1995-10-01

Effects of Gasoline Properties (T50, T90, and Sulfur) on Exhaust Hydrocarbon Emissions of Current and Future Vehicles: Speciation Analysis - The Auto/Oil Air Quality Improvement Research Program 952505

Species analyses have been performed on engine-out and tailpipe hydrocarbon mass emissions to help understand why fuels with higher T50 and/or T90 distillation temperatures produce higher engine-out and tailpipe hydrocarbon emissions and why fuels with higher T90 distillation temperatures produce higher engine-out and tailpipe specific reactivities. Species analyses were also performed to examine the effects of fuel sulfur level on engine-out and tailpipe species and specific reactivities. These analyses were performed on three different test-vehicle fleets representing varying levels of emissions control technology and the effect of emissions control technology was examined.
Individual hydrocarbon species concentrations in both the engine-out and tailpipe were found to correlate linearly with the concentrations of the same species in the fuel, implying that a small fraction of the fuel escapes the combustion process and conversion over the catalyst. Analysis showed that approximately half of both the engine-out and tailpipe hydrocarbons consists of unreacted fuel.
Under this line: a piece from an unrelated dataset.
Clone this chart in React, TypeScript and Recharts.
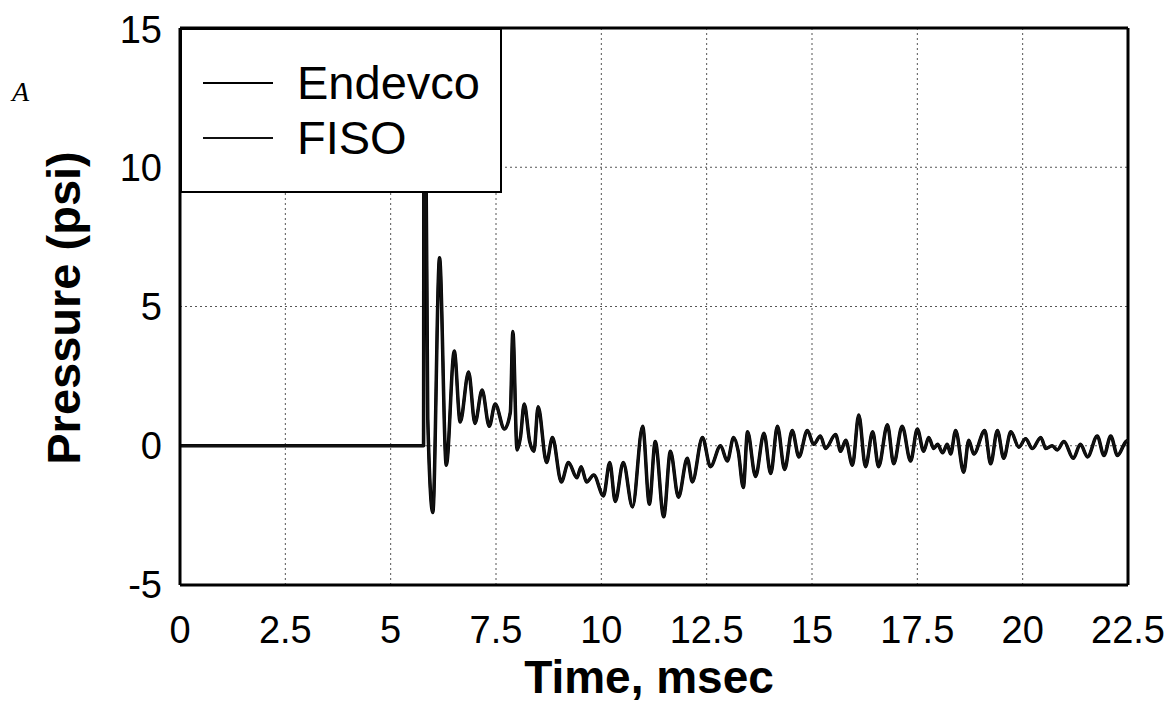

Engine-out, tailpipe, and fuel specific reactivities all correlated with one another and all decreased with decreasing fuel T90. However, the decrease in specific reactivity was not due directly to T90 but due to the replacement of highly reactive, high boiling point dialkyl and trialkyl aromatics with lower reactivity, low boiling point aromatics which was required to achieve the lower fuel T90. The level of emission control technology had only minor effects on the observed species and specific reactivity correlations.
Decreasing fuel sulfur had no effect on engine-out hydrocarbon mass or species but decreased tailpipe hydrocarbon mass by decreasing the conversion inefficiencies of all hydrocarbon species. While all species conversion inefficiencies decreased, the inefficiencies of the paraffins decreased to a greater extent increasing the relative tailpipe concentrations of the more reactive olefins and aromatics, thereby increasing tailpipe specific reactivity as fuel sulfur level was decreased.